I get this same oops occassionally - the machine freezes and there doesn't
seem to be any record of the oops on disk.
I captured it on camera -
https://lh3.googleusercontent.com/-K0lNbJrZBMQ/UVOU1vv1vvI/AAAAAAAANqI/pY92mWm3caE/s800/20130327_205245.jpg
If I am reading this right, it dies on this instruction -
0xffffffff8145792d <+349>: divq 0x18(%rcx)
>From the lst file that *seems* to be this inline function -
static inline void intel_pstate_calc_busy(struct cpudata *cpu,
struct sample *sample)
{
u64 core_pct;
sample->pstate_pct_busy = 100 - div64_u64(
ffffffff8145791d: 48 8b 41 20 mov 0x20(%rcx),%rax
ffffffff81457921: 48 8d 04 80 lea (%rax,%rax,4),%rax
ffffffff81457925: 48 8d 04 80 lea (%rax,%rax,4),%rax
ffffffff81457929: 48 c1 e0 02 shl $0x2,%rax
ffffffff8145792d: 48 f7 71 18 divq 0x18(%rcx)
That is -
sample->pstate_pct_busy = 100 - div64_u64(
sample->idletime_us * 100,
sample->duration_us);
So looks like sample->duration_us is 0? If so, that implies that
ktime_us_delta(now, cpu->prev_sample) is zero. I am not entirely sure how
to handle this case - return if sampling too early, or if there is some
other bug making the delta calculation go poof.
Thanks,
Parag
Is there any way to capture the beginning of this trace?
pid_param_set() is on the stack which means that something is changing
the debugfs parameters or the stack is FUBAR.
On 03/27/2013 06:49 PM, Parag Warudkar wrote:
> I get this same oops occassionally - the machine freezes and there doesn't
> seem to be any record of the oops on disk.
>
>
> That is -
> sample->pstate_pct_busy = 100 - div64_u64(
> sample->idletime_us * 100,
> sample->duration_us);
>
I don't see how duration_us can be zero unless somehow I am getting back-to-back
timer callbacks which seems unlikely since the timer is not re-armed until
the timer function is about to return and the driver has done all its work
for the sample period
--Dirk
> So looks like sample->duration_us is 0? If so, that implies that
> ktime_us_delta(now, cpu->prev_sample) is zero. I am not entirely sure how
> to handle this case - return if sampling too early, or if there is some
> other bug making the delta calculation go poof.
>
>
> Thanks,
>
> Parag
> --
> To unsubscribe from this list: send the line "unsubscribe linux-pm" in
> the body of a message to [email protected]

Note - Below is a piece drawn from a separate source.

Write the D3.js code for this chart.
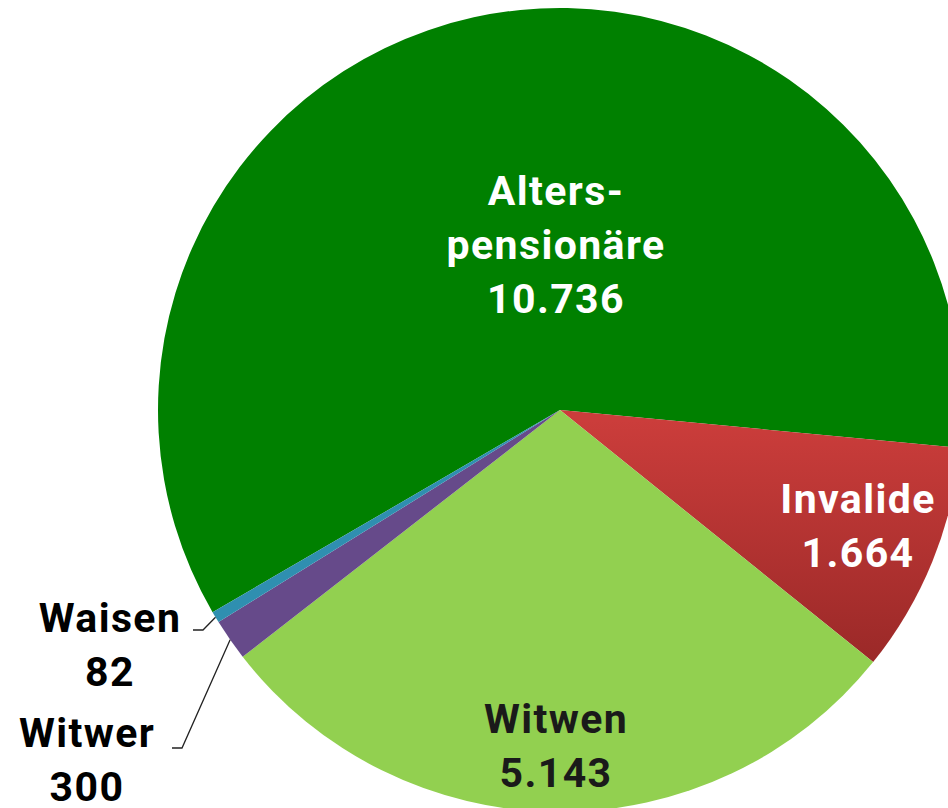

> More majordomo info at http://vger.kernel.org/majordomo-info.html
>
On Wed, Mar 27, 2013 at 10:51 PM, Dirk Brandewie
<[email protected]> wrote:
>
> Is there any way to capture the beginning of this trace?
I tried but since the oops scrolls fast followed by a hard freeze, I
wasn't able to capture it completely.
May be I can try netconsole and see if that helps.
>
> pid_param_set() is on the stack which means that something is changing
> the debugfs parameters or the stack is FUBAR.
>
I somehow doubt the stack is messed up as the call traces are always identical.
(pid_param_set() seems to be in first trace as well.)
>
> I don't see how duration_us can be zero unless somehow I am getting
> back-to-back
> timer callbacks which seems unlikely since the timer is not re-armed until
> the timer function is about to return and the driver has done all its work
> for the sample period
Do the two oops with common call stack suggest back to back callbacks?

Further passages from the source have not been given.